Problem to work on:
In the data below, locate the line containing "Write a Python" and the line containing "fig.savefig('out.png', dpi=100)", then retype both and everything between them exactly. Pictures are not part of the copy.

Data records:
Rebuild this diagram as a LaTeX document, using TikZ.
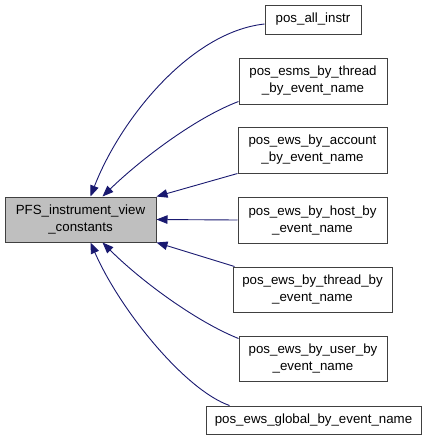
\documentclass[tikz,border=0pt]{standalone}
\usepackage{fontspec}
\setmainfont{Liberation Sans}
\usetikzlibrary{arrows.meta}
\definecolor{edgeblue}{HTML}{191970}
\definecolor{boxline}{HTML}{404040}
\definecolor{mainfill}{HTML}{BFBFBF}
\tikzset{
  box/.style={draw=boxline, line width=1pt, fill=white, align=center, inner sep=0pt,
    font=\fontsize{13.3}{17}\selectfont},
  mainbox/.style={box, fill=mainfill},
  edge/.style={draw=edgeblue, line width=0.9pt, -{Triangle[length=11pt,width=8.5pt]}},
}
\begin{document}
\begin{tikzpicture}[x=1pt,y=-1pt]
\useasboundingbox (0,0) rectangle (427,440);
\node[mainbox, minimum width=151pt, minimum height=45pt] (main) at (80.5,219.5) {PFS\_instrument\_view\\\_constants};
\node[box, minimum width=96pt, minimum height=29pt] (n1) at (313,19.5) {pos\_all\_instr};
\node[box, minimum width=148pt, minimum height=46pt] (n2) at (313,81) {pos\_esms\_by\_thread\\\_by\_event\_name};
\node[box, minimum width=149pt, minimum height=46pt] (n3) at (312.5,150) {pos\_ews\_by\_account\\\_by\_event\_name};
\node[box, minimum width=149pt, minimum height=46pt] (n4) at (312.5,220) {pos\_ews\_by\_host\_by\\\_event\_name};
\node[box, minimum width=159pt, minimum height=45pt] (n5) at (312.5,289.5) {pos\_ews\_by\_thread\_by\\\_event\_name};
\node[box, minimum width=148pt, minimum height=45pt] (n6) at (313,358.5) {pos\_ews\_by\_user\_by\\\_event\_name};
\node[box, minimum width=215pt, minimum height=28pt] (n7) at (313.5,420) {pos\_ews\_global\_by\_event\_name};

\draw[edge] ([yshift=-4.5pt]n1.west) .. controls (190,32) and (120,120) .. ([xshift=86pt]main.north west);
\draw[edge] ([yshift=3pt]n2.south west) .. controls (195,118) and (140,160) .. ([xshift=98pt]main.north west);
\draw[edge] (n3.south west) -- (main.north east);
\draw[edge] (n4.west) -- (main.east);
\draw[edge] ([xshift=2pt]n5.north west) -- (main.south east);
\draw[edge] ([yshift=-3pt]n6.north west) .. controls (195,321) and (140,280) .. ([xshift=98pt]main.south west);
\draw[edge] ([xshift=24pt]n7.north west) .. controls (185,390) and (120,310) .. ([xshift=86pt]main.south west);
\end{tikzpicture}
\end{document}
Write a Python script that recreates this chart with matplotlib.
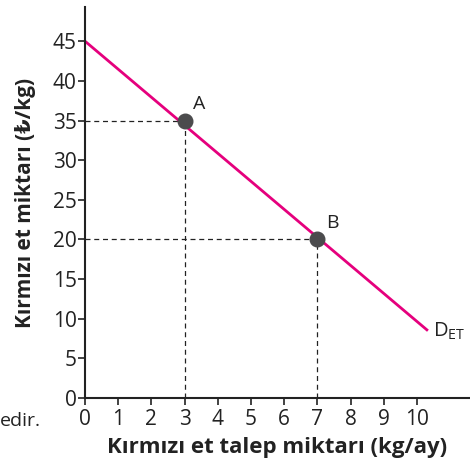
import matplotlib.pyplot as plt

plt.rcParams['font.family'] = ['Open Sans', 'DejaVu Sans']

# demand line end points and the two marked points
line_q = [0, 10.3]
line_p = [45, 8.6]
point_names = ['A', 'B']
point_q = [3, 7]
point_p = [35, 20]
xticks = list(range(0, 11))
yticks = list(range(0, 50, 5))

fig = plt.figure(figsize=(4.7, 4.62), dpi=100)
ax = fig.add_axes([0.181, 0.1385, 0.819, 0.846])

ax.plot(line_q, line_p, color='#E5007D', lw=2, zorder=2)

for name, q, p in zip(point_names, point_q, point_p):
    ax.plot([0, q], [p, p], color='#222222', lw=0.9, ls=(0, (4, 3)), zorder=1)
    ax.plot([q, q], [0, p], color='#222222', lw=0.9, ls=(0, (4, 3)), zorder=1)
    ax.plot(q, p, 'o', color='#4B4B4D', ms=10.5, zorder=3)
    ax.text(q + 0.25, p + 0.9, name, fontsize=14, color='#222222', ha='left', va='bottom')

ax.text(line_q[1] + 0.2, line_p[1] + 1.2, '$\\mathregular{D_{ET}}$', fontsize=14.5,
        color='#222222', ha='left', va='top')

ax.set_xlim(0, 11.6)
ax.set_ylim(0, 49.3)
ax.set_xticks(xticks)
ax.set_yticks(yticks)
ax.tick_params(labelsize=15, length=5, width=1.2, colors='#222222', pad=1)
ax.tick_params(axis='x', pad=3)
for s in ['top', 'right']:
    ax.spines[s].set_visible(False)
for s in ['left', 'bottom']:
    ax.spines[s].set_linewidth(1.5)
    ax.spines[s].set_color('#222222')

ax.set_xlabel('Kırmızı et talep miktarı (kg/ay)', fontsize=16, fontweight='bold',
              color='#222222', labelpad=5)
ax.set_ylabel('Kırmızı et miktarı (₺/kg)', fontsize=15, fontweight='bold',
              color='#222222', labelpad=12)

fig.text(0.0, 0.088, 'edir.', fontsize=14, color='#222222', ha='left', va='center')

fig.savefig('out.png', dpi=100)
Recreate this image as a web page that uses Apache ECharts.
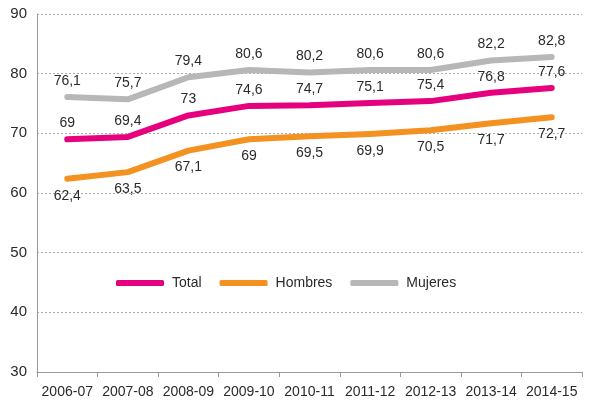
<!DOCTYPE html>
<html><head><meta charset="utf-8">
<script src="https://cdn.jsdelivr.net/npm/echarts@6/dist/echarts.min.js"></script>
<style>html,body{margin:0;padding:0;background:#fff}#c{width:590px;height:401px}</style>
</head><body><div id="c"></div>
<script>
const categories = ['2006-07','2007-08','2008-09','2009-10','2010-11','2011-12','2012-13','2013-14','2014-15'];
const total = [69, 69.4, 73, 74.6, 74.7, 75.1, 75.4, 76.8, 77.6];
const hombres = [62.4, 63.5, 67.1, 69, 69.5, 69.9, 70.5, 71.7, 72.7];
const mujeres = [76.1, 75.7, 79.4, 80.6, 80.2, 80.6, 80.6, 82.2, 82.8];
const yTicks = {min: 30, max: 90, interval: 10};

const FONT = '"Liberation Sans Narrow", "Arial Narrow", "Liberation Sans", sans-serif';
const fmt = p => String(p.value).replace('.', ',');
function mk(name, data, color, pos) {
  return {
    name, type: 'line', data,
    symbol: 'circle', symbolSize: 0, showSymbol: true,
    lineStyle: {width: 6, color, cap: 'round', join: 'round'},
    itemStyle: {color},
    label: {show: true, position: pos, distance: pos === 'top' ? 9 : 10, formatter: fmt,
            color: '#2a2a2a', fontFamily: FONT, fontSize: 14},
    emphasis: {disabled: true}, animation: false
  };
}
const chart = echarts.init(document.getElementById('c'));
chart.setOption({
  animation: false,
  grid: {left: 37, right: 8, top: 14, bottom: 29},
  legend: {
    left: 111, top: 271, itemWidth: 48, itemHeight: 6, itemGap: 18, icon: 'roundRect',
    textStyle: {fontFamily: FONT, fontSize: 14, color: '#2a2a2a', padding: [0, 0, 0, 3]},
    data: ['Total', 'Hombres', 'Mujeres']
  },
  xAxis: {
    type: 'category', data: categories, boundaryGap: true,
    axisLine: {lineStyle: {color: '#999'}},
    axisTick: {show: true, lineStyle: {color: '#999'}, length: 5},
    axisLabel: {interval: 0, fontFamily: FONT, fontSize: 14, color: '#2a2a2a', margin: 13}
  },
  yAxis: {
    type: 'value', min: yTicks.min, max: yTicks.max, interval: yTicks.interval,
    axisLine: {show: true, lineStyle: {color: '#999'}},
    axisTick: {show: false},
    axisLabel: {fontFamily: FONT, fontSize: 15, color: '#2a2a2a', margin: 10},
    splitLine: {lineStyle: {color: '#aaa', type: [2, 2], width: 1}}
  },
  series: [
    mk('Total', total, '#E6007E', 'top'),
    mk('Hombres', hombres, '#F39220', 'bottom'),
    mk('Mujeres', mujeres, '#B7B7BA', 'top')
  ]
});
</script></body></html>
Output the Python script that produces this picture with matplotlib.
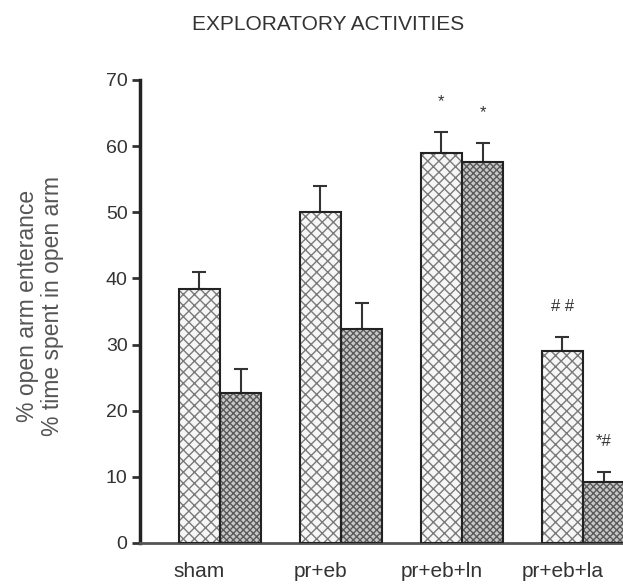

Answer to the task:
Write a Python script that recreates this chart with matplotlib.
import matplotlib.pyplot as plt

plt.rcParams['font.family'] = ['Open Sans', 'DejaVu Sans']

# demand line end points and the two marked points
line_q = [0, 10.3]
line_p = [45, 8.6]
point_names = ['A', 'B']
point_q = [3, 7]
point_p = [35, 20]
xticks = list(range(0, 11))
yticks = list(range(0, 50, 5))

fig = plt.figure(figsize=(4.7, 4.62), dpi=100)
ax = fig.add_axes([0.181, 0.1385, 0.819, 0.846])

ax.plot(line_q, line_p, color='#E5007D', lw=2, zorder=2)

for name, q, p in zip(point_names, point_q, point_p):
    ax.plot([0, q], [p, p], color='#222222', lw=0.9, ls=(0, (4, 3)), zorder=1)
    ax.plot([q, q], [0, p], color='#222222', lw=0.9, ls=(0, (4, 3)), zorder=1)
    ax.plot(q, p, 'o', color='#4B4B4D', ms=10.5, zorder=3)
    ax.text(q + 0.25, p + 0.9, name, fontsize=14, color='#222222', ha='left', va='bottom')

ax.text(line_q[1] + 0.2, line_p[1] + 1.2, '$\\mathregular{D_{ET}}$', fontsize=14.5,
        color='#222222', ha='left', va='top')

ax.set_xlim(0, 11.6)
ax.set_ylim(0, 49.3)
ax.set_xticks(xticks)
ax.set_yticks(yticks)
ax.tick_params(labelsize=15, length=5, width=1.2, colors='#222222', pad=1)
ax.tick_params(axis='x', pad=3)
for s in ['top', 'right']:
    ax.spines[s].set_visible(False)
for s in ['left', 'bottom']:
    ax.spines[s].set_linewidth(1.5)
    ax.spines[s].set_color('#222222')

ax.set_xlabel('Kırmızı et talep miktarı (kg/ay)', fontsize=16, fontweight='bold',
              color='#222222', labelpad=5)
ax.set_ylabel('Kırmızı et miktarı (₺/kg)', fontsize=15, fontweight='bold',
              color='#222222', labelpad=12)

fig.text(0.0, 0.088, 'edir.', fontsize=14, color='#222222', ha='left', va='center')

fig.savefig('out.png', dpi=100)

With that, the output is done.